- _YOUR GOAL_
In the listing below, find every line with the string "that" and pull it out.

- _PROVIDED RECORDS_
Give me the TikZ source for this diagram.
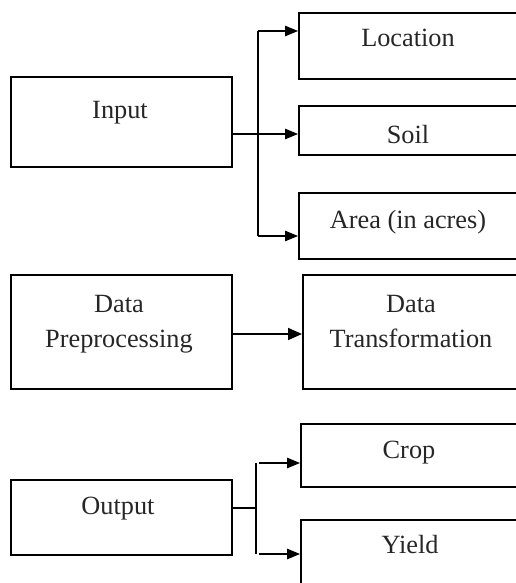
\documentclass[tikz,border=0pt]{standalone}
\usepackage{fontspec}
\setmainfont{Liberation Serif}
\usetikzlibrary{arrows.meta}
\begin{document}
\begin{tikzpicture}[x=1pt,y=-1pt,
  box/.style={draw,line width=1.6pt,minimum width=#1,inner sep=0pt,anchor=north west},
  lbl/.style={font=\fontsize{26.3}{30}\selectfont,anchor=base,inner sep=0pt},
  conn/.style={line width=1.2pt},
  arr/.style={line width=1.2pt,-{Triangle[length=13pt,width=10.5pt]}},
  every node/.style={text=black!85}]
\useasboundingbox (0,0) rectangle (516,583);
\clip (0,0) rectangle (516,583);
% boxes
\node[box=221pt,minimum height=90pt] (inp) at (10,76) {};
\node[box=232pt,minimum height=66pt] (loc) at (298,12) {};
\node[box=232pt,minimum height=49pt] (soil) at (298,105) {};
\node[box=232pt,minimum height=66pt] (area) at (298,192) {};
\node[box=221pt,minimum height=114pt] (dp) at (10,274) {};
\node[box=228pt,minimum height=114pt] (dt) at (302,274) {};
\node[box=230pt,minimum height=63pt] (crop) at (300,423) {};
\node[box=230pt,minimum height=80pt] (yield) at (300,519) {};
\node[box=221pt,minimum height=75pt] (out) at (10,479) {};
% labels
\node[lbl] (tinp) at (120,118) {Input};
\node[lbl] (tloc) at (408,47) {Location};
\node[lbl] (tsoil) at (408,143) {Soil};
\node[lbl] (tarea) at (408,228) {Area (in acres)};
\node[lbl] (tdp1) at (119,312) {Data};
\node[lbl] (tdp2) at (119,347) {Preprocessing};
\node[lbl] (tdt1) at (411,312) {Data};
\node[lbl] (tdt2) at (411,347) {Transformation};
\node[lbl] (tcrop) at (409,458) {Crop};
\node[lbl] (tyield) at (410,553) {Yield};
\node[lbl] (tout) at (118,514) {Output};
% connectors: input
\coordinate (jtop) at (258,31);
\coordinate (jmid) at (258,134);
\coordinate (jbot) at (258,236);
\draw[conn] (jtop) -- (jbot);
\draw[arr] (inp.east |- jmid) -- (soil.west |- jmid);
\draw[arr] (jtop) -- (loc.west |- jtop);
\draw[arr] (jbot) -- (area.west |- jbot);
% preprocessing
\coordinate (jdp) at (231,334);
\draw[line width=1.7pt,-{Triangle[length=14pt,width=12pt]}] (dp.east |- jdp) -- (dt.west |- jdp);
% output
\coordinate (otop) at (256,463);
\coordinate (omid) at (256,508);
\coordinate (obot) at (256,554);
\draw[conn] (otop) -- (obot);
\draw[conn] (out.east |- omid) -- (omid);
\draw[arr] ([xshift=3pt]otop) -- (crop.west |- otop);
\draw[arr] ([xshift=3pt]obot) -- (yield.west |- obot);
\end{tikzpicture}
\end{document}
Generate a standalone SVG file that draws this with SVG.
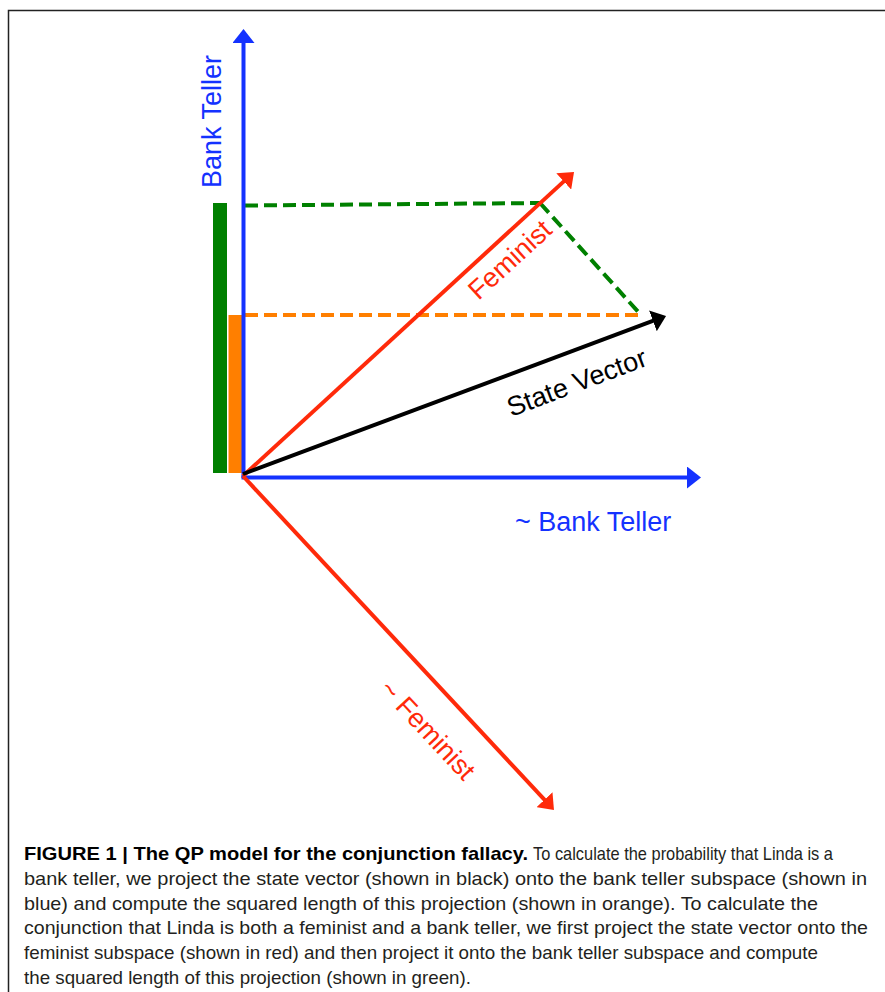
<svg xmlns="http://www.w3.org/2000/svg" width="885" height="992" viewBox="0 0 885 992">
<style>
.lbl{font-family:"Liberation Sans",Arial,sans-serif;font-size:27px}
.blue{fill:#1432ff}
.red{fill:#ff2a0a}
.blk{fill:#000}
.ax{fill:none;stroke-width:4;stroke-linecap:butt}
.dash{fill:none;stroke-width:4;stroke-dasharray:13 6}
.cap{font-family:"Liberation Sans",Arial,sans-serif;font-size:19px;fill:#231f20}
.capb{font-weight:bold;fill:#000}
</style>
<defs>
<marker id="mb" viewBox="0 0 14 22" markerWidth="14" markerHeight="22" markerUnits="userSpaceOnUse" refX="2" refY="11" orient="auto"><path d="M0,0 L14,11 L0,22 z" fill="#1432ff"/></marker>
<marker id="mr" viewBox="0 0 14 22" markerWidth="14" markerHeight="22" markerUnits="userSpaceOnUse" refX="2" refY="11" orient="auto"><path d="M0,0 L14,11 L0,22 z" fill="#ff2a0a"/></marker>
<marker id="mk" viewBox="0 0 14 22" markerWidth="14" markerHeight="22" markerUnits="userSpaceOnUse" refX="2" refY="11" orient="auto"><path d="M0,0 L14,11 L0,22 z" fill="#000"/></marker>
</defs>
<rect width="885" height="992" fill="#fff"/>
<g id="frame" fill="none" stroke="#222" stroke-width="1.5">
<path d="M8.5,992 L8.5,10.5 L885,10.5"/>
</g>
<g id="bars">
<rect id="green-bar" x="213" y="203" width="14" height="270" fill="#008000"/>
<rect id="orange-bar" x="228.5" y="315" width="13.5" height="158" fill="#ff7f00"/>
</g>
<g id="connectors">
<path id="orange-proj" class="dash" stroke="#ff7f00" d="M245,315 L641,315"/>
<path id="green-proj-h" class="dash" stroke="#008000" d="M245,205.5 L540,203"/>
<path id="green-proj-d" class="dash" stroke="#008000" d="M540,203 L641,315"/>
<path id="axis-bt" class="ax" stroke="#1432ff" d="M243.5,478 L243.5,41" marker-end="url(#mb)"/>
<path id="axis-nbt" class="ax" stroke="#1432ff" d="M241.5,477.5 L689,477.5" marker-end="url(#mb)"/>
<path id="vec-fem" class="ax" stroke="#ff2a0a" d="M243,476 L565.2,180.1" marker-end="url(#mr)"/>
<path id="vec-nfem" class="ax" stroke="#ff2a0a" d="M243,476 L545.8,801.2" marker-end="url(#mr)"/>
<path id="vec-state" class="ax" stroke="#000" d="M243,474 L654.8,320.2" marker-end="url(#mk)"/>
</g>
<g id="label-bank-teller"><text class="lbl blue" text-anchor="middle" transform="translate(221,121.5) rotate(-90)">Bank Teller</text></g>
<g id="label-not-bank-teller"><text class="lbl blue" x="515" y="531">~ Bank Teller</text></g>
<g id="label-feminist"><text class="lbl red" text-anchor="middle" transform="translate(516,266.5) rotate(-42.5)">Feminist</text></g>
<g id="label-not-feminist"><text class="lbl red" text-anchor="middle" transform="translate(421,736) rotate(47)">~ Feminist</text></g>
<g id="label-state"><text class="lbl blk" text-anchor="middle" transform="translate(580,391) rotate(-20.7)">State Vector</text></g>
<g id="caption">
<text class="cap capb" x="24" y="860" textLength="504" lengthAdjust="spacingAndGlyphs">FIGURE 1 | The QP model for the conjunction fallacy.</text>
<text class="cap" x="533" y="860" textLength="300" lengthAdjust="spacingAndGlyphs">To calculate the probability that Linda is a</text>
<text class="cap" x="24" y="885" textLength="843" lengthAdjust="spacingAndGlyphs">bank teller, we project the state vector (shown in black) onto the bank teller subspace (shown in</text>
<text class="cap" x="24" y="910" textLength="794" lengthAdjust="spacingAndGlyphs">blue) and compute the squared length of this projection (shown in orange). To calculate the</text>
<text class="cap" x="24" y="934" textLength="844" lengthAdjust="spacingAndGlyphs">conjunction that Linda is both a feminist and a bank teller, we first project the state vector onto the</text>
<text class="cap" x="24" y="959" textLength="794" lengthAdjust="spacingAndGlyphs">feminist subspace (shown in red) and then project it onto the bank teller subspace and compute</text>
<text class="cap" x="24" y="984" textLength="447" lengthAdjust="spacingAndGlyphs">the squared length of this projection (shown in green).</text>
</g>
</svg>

* * *

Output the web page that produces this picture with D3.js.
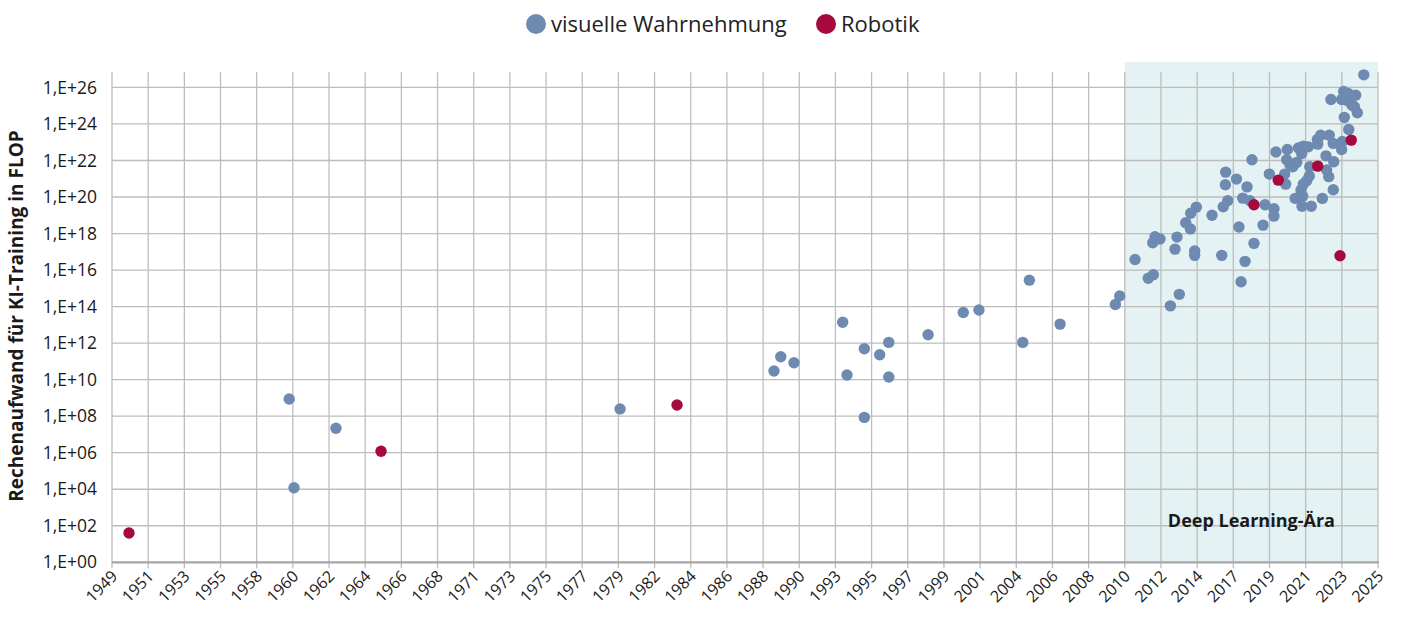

* * *

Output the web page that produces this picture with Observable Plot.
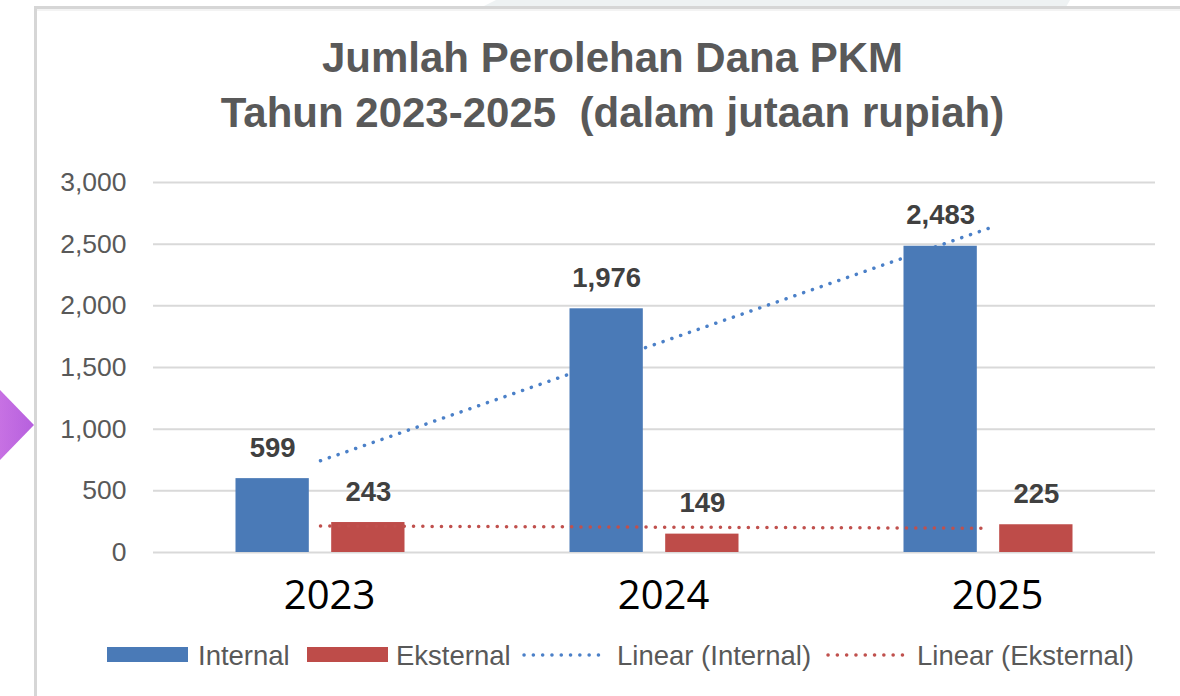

- _TASK RESPONSE_
Generate a standalone SVG file that draws this with SVG.
<text class="cap" x="533" y="860" textLength="300" lengthAdjust="spacingAndGlyphs">To calculate the probability that Linda is a</text>
<text class="cap" x="24" y="934" textLength="844" lengthAdjust="spacingAndGlyphs">conjunction that Linda is both a feminist and a bank teller, we first project the state vector onto the</text>
Output the web page that produces this picture with D3.js.
Output the web page that produces this picture with Observable Plot.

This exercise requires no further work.